Abstract: Implicit in the rationalist literature on bargaining over the last half-century is the political utility of violence. Given our anarchical international system populated with egoistic actors, violence is thought to promote concessions by lending credibility to their threats. From the vantage of bargaining theory, then, empirical research on terrorism poses a puzzle. For non-state actors, terrorism signals a credible threat in comparison to less extreme tactical alternatives. In recent years, however, a spate of studies across disciplines and methodologies has nonetheless found that neither escalating to terrorism nor with terrorism encourages government concessions. In fact, perpetrating terrorist acts reportedly lowers the likelihood of government compliance, particularly as the civilian casualties rise. The apparent tendency for this extreme form of violence to impede concessions challenges the external validity of bargaining theory, as traditionally understood. In this study, I propose and test an important psychological refinement to the standard rationalist narrative. Via an experiment on a national sample of adults, I find evidence of a newfound cognitive heuristic undermining the coercive logic of escalation enshrined in bargaining theory. Due to this oversight, mainstream bargaining theory overestimates the political utility of violence, particularly as an instrument of coercion.
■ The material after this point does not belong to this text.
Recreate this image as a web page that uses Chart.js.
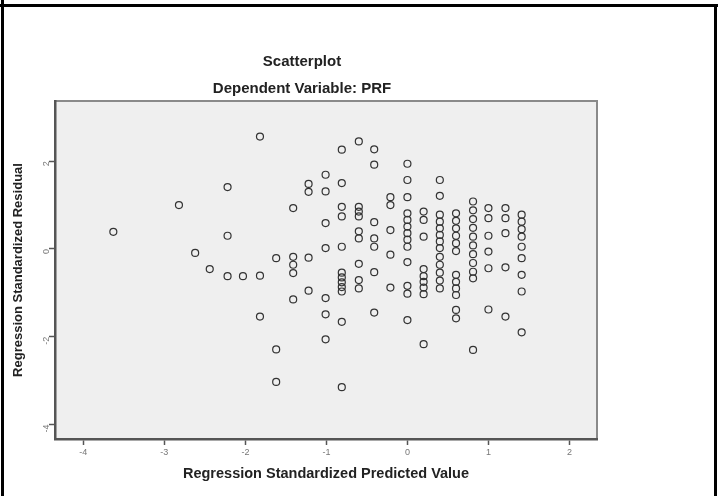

I found this via Bruce Schneier's blog, which frequently features very valuable analysis clustered around societal and computer security.
This is only codifying the bias in reason. If this is as severe a feedback loop as your reasoning suggests, then rational agents aware of this bias are all too necessary to start disabling the feedback loop. Nobody "wins" a war; one side just gets their demands met to some degree. That's a far cry from "winning" by any utility function that values human life much.
By a feedback loop, do you mean a process whereby uses of violence are likely to provoke violent responses, making everybody less willing to compromise? If so, then I entirely agree that this is worth examining, and I wish I could figure out what I said that makes it seem like you think you are saying something I'd disagree with.